### INPUT ROWS
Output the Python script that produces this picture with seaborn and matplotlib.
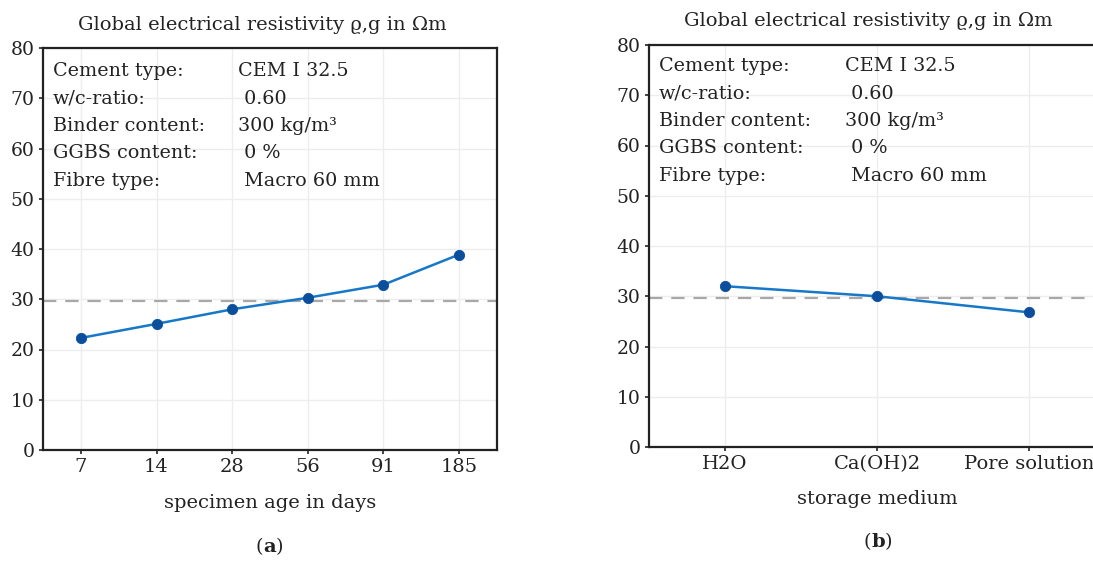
import numpy as np
import pandas as pd
import matplotlib
matplotlib.use("Agg")
import matplotlib.pyplot as plt
import seaborn as sns

# Panel (a): resistivity over specimen age
age_labels = ["7", "14", "28", "56", "91", "185"]
age_resistivity = [22.3, 25.1, 28.0, 30.3, 32.9, 38.9]

# Panel (b): resistivity by storage medium
medium_labels = ["H2O", "Ca(OH)2", "Pore solution"]
medium_resistivity = [32.0, 30.0, 26.8]

spec_keys = ["Cement type:", "w/c-ratio:", "Binder content:", "GGBS content:", "Fibre type:"]
spec_vals = ["CEM I 32.5", " 0.60", "300 kg/m³", " 0 %", " Macro 60 mm"]

y_ticks = [0, 10, 20, 30, 40, 50, 60, 70, 80]

sns.set_theme(style="white")
plt.rcParams["font.family"] = ["DejaVu Serif"]

LINE = "#1778c8"
DOT = "#0b4f9c"
GRID = "#ededed"
TXT = "#222222"

W, H = 1093, 561
fig = plt.figure(figsize=(W / 100, H / 100), dpi=100)


def px_axes(left, top, right, bottom):
    return fig.add_axes([left / W, 1 - bottom / H, (right - left) / W, (bottom - top) / H])


def draw_panel(ax, labels, values, key_x, val_x, top_y):
    df = pd.DataFrame({"x": labels, "y": values})
    ax.axhline(np.mean(values), color="#a8a8a8", lw=1.6, ls=(0, (6, 4)), zorder=2)
    sns.lineplot(data=df, x="x", y="y", sort=False, color=LINE, lw=1.8, ax=ax, zorder=3)
    sns.scatterplot(data=df, x="x", y="y", color=DOT, s=55, edgecolor=DOT, ax=ax, zorder=4)
    ax.set_xlim(-0.5, len(labels) - 0.5)
    ax.set_ylim(0, 80)
    ax.set_yticks(y_ticks)
    ax.grid(True, color=GRID, lw=1)
    ax.set_axisbelow(True)
    for s in ax.spines.values():
        s.set_color("#222222")
        s.set_linewidth(1.6)
    ax.tick_params(axis="both", which="both", length=3, width=1.2, color="#222222",
                   labelcolor=TXT, pad=3, bottom=True, left=True)
    ax.tick_params(axis="x", labelsize=14)
    ax.tick_params(axis="y", labelsize=13.5)
    ax.set_xlabel("")
    ax.set_ylabel("")
    for i, (k, v) in enumerate(zip(spec_keys, spec_vals)):
        yy = top_y - i * 0.068
        ax.text(key_x, yy, k, transform=ax.transAxes, fontsize=13.8, color=TXT, va="center")
        ax.text(val_x, yy, v, transform=ax.transAxes, fontsize=13.8, color=TXT, va="center")


ax_a = px_axes(43, 48, 497, 450)
draw_panel(ax_a, age_labels, age_resistivity, 0.022, 0.43, 0.942)
ax_b = px_axes(649, 45, 1105, 447)
draw_panel(ax_b, medium_labels, medium_resistivity, 0.022, 0.43, 0.947)

title = "Global electrical resistivity ϱ,g in Ωm"
fig.text(262 / W, 1 - 25 / H, title, ha="center", va="center", fontsize=14, color=TXT)
fig.text(868 / W, 1 - 21 / H, title, ha="center", va="center", fontsize=14, color=TXT)

fig.text(270 / W, 1 - 503 / H, "specimen age in days", ha="center", va="center", fontsize=14, color=TXT)
fig.text(877 / W, 1 - 499 / H, "storage medium", ha="center", va="center", fontsize=14, color=TXT)

fig.text(263 / W, 1 - 547 / H, "(", ha="right", va="center", fontsize=14, color=TXT)
fig.text(263 / W, 1 - 547 / H, "a", ha="left", va="center", fontsize=14, color=TXT, fontweight="bold")
fig.text(276 / W, 1 - 547 / H, ")", ha="left", va="center", fontsize=14, color=TXT)

fig.text(871 / W, 1 - 542 / H, "(", ha="right", va="center", fontsize=14, color=TXT)
fig.text(871 / W, 1 - 542 / H, "b", ha="left", va="center", fontsize=14, color=TXT, fontweight="bold")
fig.text(885 / W, 1 - 542 / H, ")", ha="left", va="center", fontsize=14, color=TXT)

fig.savefig("out.png", dpi=100)
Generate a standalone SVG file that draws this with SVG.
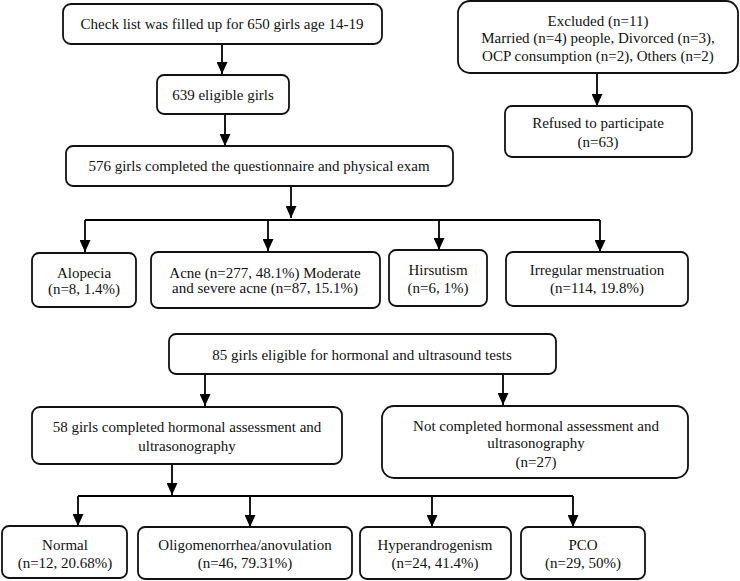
<svg xmlns="http://www.w3.org/2000/svg" width="740" height="581" viewBox="0 0 740 581">
<defs>
<marker id="arr" markerUnits="userSpaceOnUse" markerWidth="12" markerHeight="11" refX="12" refY="5.5" orient="auto" viewBox="0 0 12 11">
<path d="M0,0 L12,5.5 L0,11 Z" fill="#000"/>
</marker>
<style>
rect{fill:#fff;stroke:#111;stroke-width:1.8}
text{font-family:"Liberation Serif","Times New Roman",serif;font-size:15px;fill:#111;text-anchor:middle}
.c{fill:none;stroke:#000;stroke-width:1.8}
.a{fill:none;stroke:#000;stroke-width:1.8;marker-end:url(#arr)}
</style>
</defs>
<rect x="0" y="0" width="740" height="581" style="fill:#fff;stroke:none"/>
<g id="connectors">
<path class="a" d="M222,44 V74"/>
<path class="a" d="M225,114 V146"/>
<path class="a" d="M597,73 V106"/>
<path class="a" d="M291,186 V218"/>
<path class="c" d="M85,220 H600"/>
<path class="a" d="M85,220 V252"/>
<path class="a" d="M268,220 V251"/>
<path class="a" d="M439,220 V250"/>
<path class="a" d="M600,220 V252"/>
<path class="a" d="M205,374 V406"/>
<path class="a" d="M503,374 V405"/>
<path class="a" d="M172,464 V495"/>
<path class="c" d="M78,496 H573"/>
<path class="a" d="M78,496 V526"/>
<path class="a" d="M250,496 V527"/>
<path class="a" d="M432,496 V527"/>
<path class="a" d="M573,496 V527"/>
</g>
<g id="n1"><rect x="63" y="4" width="319" height="40" rx="8"/><text x="222" y="29">Check list was filled up for 650 girls age 14-19</text></g>
<g id="n2"><rect x="157" y="75" width="132" height="39" rx="7"/><text x="223" y="100">639 eligible girls</text></g>
<g id="n3"><rect x="66" y="146" width="387" height="40" rx="7"/><text x="259" y="171">576 girls completed the questionnaire and physical exam</text></g>
<g id="n4"><rect x="458" y="1" width="280" height="72" rx="12"/><text x="598" y="26">Excluded (n=11)</text><text x="598" y="43">Married (n=4) people, Divorced (n=3),</text><text x="598" y="61">OCP consumption (n=2), Others (n=2)</text></g>
<g id="n5"><rect x="505" y="106" width="187" height="51" rx="7"/><text x="598" y="128">Refused to participate</text><text x="598" y="147">(n=63)</text></g>
<g id="n6"><rect x="32" y="253" width="104" height="54" rx="7"/><text x="84" y="278">Alopecia</text><text x="84" y="294">(n=8, 1.4%)</text></g>
<g id="n7"><rect x="151" y="252" width="229" height="56" rx="7"/><text x="265" y="278">Acne (n=277, 48.1%) Moderate</text><text x="265" y="293">and severe acne (n=87, 15.1%)</text></g>
<g id="n8"><rect x="389" y="250" width="98" height="56" rx="7"/><text x="438" y="275">Hirsutism</text><text x="438" y="293">(n=6, 1%)</text></g>
<g id="n9"><rect x="506" y="252" width="182" height="54" rx="7"/><text x="597" y="275">Irregular menstruation</text><text x="597" y="293">(n=114, 19.8%)</text></g>
<g id="n10"><rect x="169" y="334" width="387" height="40" rx="7"/><text x="362" y="360">85 girls eligible for hormonal and ultrasound tests</text></g>
<g id="n11"><rect x="32" y="407" width="310" height="57" rx="8"/><text x="187" y="432">58 girls completed hormonal assessment and</text><text x="187" y="451">ultrasonography</text></g>
<g id="n12"><rect x="382" y="406" width="306" height="72" rx="12"/><text x="536" y="431">Not completed hormonal assessment and</text><text x="536" y="448">ultrasonography</text><text x="536" y="467">(n=27)</text></g>
<g id="n13"><rect x="2" y="526" width="125" height="52" rx="7"/><text x="65" y="550">Normal</text><text x="65" y="568">(n=12, 20.68%)</text></g>
<g id="n14"><rect x="138" y="527" width="214" height="52" rx="7"/><text x="245" y="550">Oligomenorrhea/anovulation</text><text x="245" y="568">(n=46, 79.31%)</text></g>
<g id="n15"><rect x="360" y="527" width="151" height="52" rx="7"/><text x="435" y="550">Hyperandrogenism</text><text x="435" y="568">(n=24, 41.4%)</text></g>
<g id="n16"><rect x="521" y="527" width="124" height="52" rx="7"/><text x="583" y="550">PCO</text><text x="583" y="568">(n=29, 50%)</text></g>
</svg>
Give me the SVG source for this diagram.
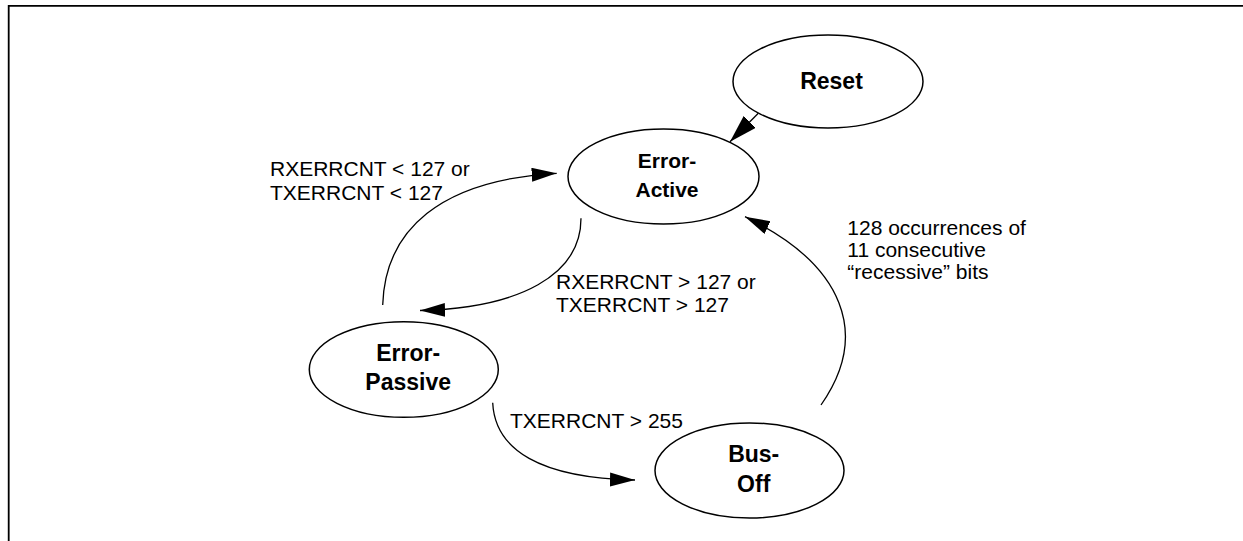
<svg xmlns="http://www.w3.org/2000/svg" width="1243" height="541" viewBox="0 0 1243 541">
<style>
.node{fill:#fff;stroke:#000;stroke-width:1.5}
.nl{font-family:"Liberation Sans",Arial,sans-serif;font-weight:bold;font-size:23px;fill:#000;text-anchor:middle}
.lbl{font-family:"Liberation Sans",Arial,sans-serif;font-size:21px;fill:#000}
.edge{fill:none;stroke:#000;stroke-width:1.3}
</style>
<defs>
<marker id="arr" markerUnits="userSpaceOnUse" markerWidth="26" markerHeight="15" refX="25" refY="7" orient="auto" viewBox="0 0 26 15">
<path d="M0,0 L25,7 L0,14 z" fill="#000"/>
</marker>
<marker id="arrL" markerUnits="userSpaceOnUse" markerWidth="30" markerHeight="18" refX="28" refY="8.5" orient="auto" viewBox="0 0 30 18">
<path d="M0,0 L28,8.5 L0,17 z" fill="#000"/>
</marker>
</defs>
<rect width="1243" height="541" fill="#fff"/>
<path d="M8.7,541 V5.8 H1243" fill="none" stroke="#000" stroke-width="1.8"/>

<g id="connectors">
<path class="edge" d="M758.3,113.3 L730,141.7" marker-end="url(#arrL)"/>
<path class="edge" d="M382.7,305 C385,230 440,180 556.7,173.3" marker-end="url(#arr)"/>
<path class="edge" d="M581,218.3 C581,275 520,308 420,310.5" marker-end="url(#arr)"/>
<path class="edge" d="M492.7,402.7 C495,450 540,478 635,480" marker-end="url(#arr)"/>
<path class="edge" d="M821,405 C870,335 845,265 745,216.7" marker-end="url(#arr)"/>
</g>

<g id="labels">
<text class="lbl" x="270" y="176">RXERRCNT &lt; 127 or</text>
<text class="lbl" x="270" y="200">TXERRCNT &lt; 127</text>
<text class="lbl" x="556" y="289.3">RXERRCNT &gt; 127 or</text>
<text class="lbl" x="556" y="311.7">TXERRCNT &gt; 127</text>
<text class="lbl" x="847.3" y="235">128 occurrences of</text>
<text class="lbl" x="847.3" y="257.3">11 consecutive</text>
<text class="lbl" x="847.3" y="279.3">“recessive” bits</text>
<text class="lbl" x="510" y="428.3">TXERRCNT &gt; 255</text>
</g>

<g id="reset">
<ellipse class="node" cx="828" cy="81.5" rx="95" ry="46.5"/>
<text class="nl" x="831.5" y="89.3">Reset</text>
</g>
<g id="error-active">
<ellipse class="node" cx="663.5" cy="176.5" rx="95.5" ry="47.5"/>
<text class="nl" x="667" y="168.3" style="font-size:21px">Error-</text>
<text class="nl" x="667" y="196.7" style="font-size:21px">Active</text>
</g>
<g id="error-passive">
<ellipse class="node" cx="403.8" cy="369.5" rx="94.5" ry="47.8"/>
<text class="nl" x="408.2" y="361">Error-</text>
<text class="nl" x="408.2" y="390">Passive</text>
</g>
<g id="bus-off">
<ellipse class="node" cx="749.5" cy="470.5" rx="94.5" ry="47.5"/>
<text class="nl" x="753.7" y="461.7">Bus-</text>
<text class="nl" x="753.7" y="491.7">Off</text>
</g>
</svg>
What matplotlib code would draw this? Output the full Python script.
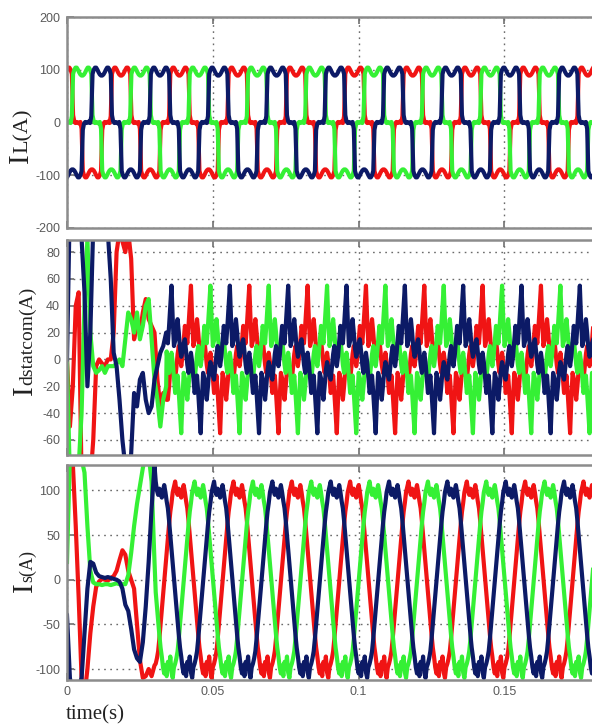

### SHORT EXERCISE
Give only the number of lines above that hold the string "Output".

### ANSWER FOR THIS EXERCISE
2